[What you have to do] Extract, exactly as written, each line from the start of the records below to the line containing "const s60 = [0.25, 0.22, 0.46, 1.54, 1.85, 2.91, 3.49, 6.6];", both ends included; drop the pictures.

[Material]
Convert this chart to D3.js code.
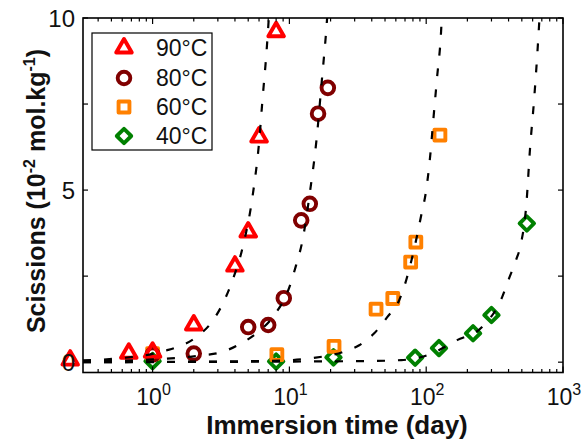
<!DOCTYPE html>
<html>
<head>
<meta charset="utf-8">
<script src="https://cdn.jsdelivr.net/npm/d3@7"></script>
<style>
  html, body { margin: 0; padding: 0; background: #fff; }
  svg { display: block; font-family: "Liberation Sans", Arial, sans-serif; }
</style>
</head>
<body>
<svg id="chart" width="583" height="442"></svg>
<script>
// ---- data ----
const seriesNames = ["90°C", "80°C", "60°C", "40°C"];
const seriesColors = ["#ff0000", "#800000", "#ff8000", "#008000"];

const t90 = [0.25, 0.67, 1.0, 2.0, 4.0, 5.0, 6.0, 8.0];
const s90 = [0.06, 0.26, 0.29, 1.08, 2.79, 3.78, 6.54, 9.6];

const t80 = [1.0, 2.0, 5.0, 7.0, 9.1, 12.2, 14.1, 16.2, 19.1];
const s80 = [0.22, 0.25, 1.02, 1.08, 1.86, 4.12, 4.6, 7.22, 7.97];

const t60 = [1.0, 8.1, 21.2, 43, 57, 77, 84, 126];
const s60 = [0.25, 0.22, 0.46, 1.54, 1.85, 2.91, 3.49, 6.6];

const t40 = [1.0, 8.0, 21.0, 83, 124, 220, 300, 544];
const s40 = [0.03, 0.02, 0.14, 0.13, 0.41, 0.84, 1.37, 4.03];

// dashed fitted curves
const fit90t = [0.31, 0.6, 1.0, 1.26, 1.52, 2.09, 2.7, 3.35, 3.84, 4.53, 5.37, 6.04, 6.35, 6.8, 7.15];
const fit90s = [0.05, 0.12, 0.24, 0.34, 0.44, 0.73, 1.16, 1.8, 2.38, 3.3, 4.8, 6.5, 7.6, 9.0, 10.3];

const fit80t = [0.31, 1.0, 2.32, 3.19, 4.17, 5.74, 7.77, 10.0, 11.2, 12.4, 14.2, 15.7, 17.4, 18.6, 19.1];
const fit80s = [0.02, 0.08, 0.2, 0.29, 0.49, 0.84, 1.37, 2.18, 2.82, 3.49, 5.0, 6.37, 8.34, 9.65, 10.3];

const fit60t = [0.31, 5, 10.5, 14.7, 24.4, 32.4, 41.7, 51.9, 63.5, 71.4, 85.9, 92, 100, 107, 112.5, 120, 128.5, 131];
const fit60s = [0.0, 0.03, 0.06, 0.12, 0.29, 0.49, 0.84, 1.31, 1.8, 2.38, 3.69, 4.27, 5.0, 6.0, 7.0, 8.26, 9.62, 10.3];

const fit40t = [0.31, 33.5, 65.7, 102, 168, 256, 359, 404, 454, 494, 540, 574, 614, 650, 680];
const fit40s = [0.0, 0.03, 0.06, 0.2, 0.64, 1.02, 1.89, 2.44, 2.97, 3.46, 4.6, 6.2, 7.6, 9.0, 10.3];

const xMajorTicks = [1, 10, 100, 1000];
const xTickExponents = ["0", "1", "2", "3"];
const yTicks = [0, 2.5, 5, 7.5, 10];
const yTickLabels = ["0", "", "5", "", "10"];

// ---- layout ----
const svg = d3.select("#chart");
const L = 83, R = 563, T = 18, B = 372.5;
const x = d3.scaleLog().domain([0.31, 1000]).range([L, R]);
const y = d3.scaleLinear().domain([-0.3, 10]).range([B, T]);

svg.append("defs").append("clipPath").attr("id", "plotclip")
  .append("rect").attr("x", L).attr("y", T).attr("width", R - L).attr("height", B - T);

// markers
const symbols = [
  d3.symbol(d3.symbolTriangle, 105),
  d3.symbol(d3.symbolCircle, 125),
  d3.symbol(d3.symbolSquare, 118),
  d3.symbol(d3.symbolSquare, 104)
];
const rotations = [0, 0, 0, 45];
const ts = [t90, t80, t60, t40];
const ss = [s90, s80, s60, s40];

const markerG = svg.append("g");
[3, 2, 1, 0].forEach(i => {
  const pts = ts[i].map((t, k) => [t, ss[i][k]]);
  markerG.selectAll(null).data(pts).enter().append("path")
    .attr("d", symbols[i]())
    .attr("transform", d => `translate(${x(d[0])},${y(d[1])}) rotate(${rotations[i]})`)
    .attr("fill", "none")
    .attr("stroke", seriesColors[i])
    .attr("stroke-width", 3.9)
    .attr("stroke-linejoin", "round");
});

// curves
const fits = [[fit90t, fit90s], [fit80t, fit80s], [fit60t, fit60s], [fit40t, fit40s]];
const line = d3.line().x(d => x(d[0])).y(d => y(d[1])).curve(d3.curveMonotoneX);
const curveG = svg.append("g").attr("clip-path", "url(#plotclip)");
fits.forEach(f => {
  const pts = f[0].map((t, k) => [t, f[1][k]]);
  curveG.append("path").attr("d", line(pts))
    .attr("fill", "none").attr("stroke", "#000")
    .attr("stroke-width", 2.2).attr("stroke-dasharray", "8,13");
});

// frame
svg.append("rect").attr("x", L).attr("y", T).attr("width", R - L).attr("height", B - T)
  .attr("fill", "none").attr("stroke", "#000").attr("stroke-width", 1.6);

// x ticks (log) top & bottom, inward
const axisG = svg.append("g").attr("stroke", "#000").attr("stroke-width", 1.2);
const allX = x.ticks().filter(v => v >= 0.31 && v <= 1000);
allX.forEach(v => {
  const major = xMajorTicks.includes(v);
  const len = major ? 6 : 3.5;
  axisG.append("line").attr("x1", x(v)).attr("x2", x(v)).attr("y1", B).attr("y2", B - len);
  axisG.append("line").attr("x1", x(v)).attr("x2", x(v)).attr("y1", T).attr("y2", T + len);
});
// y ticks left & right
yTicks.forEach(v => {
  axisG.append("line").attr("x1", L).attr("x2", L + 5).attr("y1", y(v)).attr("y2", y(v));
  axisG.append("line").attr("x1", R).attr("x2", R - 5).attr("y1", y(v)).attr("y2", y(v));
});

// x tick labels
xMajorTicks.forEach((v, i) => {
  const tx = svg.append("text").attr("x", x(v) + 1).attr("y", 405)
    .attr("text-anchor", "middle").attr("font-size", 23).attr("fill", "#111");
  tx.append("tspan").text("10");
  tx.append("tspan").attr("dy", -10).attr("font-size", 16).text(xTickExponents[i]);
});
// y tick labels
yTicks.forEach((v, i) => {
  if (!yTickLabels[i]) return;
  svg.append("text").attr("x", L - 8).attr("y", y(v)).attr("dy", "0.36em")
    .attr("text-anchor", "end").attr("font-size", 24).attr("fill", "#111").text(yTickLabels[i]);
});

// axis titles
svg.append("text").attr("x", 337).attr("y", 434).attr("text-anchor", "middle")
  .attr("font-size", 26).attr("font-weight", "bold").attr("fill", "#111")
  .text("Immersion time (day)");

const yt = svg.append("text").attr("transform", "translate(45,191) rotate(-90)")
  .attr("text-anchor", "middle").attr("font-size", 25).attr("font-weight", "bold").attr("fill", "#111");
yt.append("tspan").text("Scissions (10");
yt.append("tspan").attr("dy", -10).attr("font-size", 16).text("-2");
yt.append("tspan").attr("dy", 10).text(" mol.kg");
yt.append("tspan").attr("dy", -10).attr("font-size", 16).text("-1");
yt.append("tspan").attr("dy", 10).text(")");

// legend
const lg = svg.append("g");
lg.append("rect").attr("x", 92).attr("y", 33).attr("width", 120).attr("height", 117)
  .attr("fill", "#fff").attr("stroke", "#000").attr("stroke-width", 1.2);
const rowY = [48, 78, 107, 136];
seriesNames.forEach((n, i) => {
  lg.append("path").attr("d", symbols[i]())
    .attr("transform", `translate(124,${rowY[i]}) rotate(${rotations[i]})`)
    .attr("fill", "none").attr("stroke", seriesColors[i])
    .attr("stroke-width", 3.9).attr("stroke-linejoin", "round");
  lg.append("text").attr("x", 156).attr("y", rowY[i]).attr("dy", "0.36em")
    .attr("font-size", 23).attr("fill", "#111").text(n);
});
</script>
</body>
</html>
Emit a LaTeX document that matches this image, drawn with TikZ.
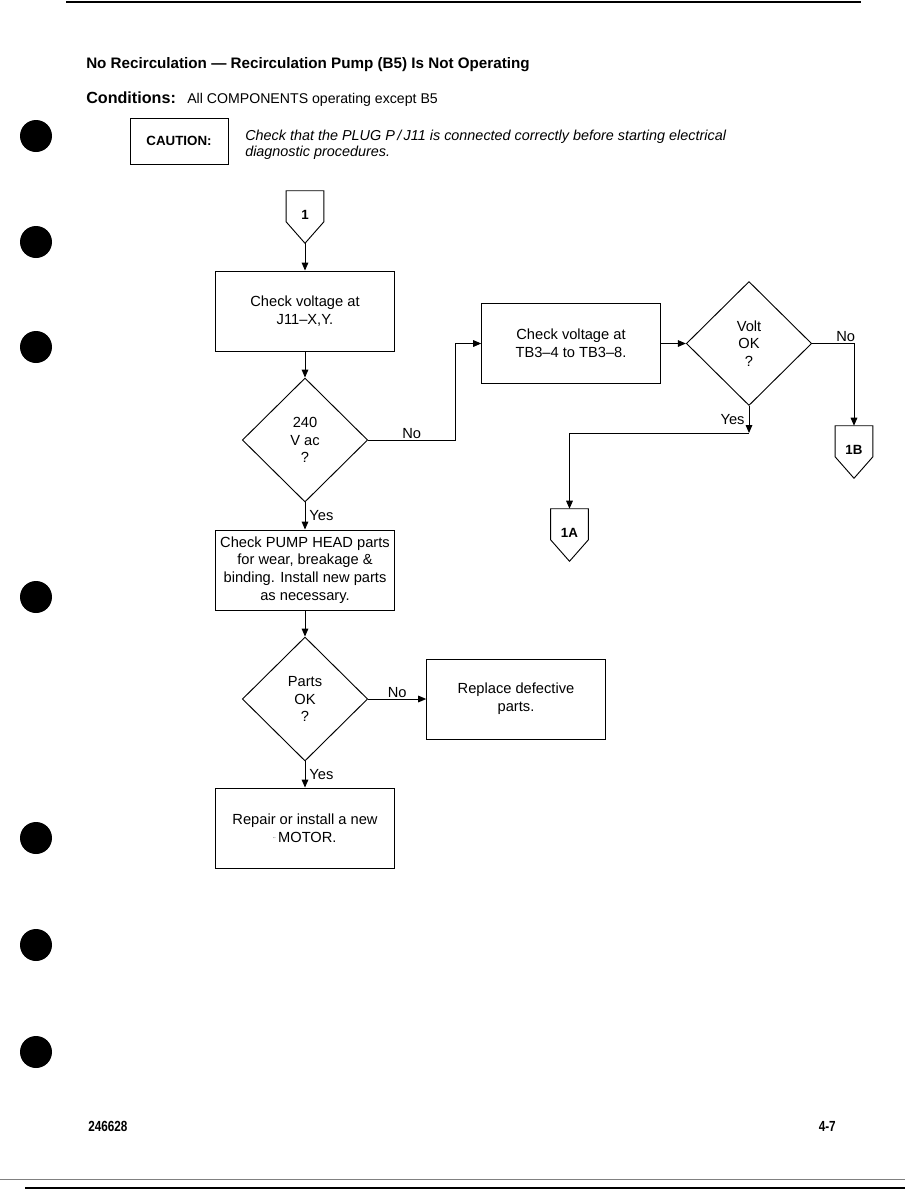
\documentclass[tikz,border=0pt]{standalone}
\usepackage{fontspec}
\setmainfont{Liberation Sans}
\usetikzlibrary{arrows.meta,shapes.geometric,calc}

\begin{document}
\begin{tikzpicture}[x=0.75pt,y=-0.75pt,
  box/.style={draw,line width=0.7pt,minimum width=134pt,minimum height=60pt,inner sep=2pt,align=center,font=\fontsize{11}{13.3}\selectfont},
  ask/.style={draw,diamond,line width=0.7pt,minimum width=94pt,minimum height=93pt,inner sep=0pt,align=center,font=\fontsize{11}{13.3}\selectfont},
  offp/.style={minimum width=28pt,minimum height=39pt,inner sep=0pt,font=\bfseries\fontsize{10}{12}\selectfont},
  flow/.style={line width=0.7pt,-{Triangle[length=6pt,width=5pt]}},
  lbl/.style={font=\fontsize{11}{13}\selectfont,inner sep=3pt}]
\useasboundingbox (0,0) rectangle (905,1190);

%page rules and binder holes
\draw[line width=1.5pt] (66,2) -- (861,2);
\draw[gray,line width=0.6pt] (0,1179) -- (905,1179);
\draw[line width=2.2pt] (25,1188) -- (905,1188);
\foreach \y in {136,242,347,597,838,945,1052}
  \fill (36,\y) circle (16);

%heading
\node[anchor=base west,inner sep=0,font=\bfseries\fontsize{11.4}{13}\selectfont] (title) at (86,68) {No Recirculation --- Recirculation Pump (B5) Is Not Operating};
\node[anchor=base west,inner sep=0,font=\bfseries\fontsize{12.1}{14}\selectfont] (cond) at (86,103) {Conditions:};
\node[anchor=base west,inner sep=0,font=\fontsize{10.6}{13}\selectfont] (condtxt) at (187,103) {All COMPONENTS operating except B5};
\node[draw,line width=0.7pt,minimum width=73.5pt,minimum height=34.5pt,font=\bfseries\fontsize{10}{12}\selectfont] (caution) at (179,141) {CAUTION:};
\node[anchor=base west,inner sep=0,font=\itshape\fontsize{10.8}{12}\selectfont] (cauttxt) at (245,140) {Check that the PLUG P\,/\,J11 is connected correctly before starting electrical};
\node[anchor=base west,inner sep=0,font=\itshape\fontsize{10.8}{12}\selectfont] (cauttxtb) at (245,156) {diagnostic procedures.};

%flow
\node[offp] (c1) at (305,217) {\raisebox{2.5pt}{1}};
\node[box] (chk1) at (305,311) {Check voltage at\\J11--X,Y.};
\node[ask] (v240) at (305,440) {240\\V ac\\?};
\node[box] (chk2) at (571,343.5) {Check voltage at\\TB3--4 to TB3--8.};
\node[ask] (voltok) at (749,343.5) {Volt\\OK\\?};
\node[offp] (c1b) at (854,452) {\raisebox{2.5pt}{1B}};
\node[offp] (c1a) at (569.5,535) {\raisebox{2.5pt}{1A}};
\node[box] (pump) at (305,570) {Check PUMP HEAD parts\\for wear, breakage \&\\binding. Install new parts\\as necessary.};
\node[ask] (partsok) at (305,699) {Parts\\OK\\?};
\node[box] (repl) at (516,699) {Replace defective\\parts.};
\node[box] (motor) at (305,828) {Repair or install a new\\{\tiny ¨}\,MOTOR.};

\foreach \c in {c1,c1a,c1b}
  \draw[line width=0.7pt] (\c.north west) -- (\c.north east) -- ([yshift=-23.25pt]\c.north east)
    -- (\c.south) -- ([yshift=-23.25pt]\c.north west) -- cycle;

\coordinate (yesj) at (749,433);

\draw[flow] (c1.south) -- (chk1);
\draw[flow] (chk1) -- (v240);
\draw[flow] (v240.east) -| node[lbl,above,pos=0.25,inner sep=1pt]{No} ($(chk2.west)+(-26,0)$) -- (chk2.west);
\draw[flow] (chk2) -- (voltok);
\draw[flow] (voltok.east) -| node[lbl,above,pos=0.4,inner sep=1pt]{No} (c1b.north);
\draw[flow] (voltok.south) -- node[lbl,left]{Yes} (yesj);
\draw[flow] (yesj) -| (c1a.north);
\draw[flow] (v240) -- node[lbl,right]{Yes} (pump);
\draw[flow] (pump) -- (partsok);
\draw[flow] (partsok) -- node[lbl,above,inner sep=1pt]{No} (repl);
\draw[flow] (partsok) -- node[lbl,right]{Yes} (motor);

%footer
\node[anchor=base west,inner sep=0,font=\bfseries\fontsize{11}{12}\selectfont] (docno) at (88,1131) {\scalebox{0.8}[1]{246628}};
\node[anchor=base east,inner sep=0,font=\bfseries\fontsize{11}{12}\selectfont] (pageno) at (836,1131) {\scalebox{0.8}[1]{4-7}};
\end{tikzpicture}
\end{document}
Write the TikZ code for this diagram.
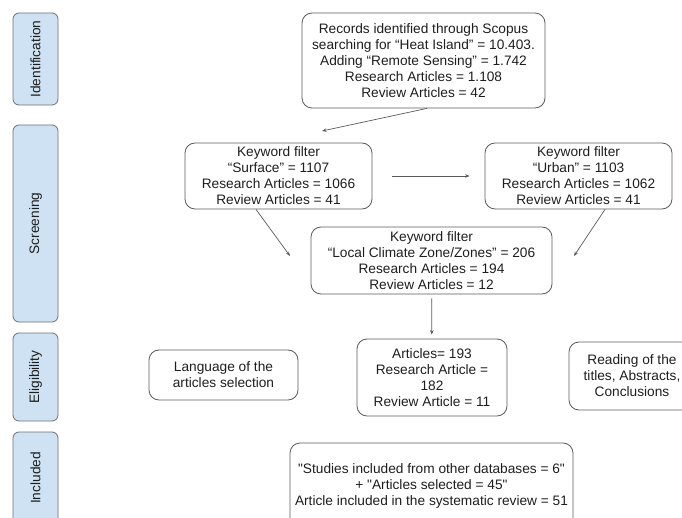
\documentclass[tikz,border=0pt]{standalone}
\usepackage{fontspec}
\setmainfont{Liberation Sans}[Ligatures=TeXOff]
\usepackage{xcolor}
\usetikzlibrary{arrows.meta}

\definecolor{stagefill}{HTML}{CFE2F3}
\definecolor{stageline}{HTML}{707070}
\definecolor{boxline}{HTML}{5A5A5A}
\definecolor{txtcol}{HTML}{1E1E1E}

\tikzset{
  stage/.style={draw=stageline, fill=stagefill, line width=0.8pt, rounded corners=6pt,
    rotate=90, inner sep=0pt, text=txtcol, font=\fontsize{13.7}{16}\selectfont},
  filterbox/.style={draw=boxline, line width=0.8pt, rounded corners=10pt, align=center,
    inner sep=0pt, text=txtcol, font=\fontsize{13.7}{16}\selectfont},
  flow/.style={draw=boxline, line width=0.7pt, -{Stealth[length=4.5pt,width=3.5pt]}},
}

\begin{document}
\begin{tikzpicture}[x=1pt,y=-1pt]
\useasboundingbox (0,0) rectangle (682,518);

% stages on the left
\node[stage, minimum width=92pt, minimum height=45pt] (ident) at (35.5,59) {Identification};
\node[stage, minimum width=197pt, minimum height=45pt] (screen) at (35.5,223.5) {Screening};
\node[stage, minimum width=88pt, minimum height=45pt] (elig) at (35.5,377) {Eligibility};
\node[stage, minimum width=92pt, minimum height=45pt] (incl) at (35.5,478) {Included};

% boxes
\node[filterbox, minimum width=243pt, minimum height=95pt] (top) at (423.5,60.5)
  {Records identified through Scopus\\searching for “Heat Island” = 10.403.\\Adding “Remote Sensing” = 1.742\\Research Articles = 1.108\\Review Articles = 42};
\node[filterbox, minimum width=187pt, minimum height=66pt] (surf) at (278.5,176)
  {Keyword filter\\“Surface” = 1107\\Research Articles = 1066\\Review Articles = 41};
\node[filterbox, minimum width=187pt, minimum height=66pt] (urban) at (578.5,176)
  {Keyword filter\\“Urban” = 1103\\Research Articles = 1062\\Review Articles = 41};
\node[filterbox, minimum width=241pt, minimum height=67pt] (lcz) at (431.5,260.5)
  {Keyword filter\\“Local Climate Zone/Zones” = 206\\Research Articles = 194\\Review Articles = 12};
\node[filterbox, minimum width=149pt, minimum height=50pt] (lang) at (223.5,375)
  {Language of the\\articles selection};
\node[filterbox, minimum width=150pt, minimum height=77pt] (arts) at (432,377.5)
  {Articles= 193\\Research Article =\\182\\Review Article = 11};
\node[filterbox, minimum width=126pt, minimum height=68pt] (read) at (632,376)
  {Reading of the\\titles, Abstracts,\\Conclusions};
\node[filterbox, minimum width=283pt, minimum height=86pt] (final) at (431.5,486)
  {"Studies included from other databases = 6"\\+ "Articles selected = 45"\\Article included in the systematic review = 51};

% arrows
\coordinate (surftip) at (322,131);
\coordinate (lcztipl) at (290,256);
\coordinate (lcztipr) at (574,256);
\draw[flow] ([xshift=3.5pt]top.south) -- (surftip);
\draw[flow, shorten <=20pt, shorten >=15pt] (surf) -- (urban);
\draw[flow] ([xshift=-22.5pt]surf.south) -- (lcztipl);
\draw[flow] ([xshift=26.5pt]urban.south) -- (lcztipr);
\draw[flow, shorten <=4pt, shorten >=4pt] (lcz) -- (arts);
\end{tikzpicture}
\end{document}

[Result for this task]
Convert this chart to D3.js code.
<!DOCTYPE html>
<html>
<head>
<meta charset="utf-8">
<script src="https://cdn.jsdelivr.net/npm/d3@7"></script>
<style>
  html, body { margin: 0; padding: 0; background: #fff; }
  svg { display: block; font-family: "Liberation Sans", Arial, sans-serif; }
</style>
</head>
<body>
<svg id="chart" width="583" height="442"></svg>
<script>
// ---- data ----
const seriesNames = ["90°C", "80°C", "60°C", "40°C"];
const seriesColors = ["#ff0000", "#800000", "#ff8000", "#008000"];

const t90 = [0.25, 0.67, 1.0, 2.0, 4.0, 5.0, 6.0, 8.0];
const s90 = [0.06, 0.26, 0.29, 1.08, 2.79, 3.78, 6.54, 9.6];

const t80 = [1.0, 2.0, 5.0, 7.0, 9.1, 12.2, 14.1, 16.2, 19.1];
const s80 = [0.22, 0.25, 1.02, 1.08, 1.86, 4.12, 4.6, 7.22, 7.97];

const t60 = [1.0, 8.1, 21.2, 43, 57, 77, 84, 126];
const s60 = [0.25, 0.22, 0.46, 1.54, 1.85, 2.91, 3.49, 6.6];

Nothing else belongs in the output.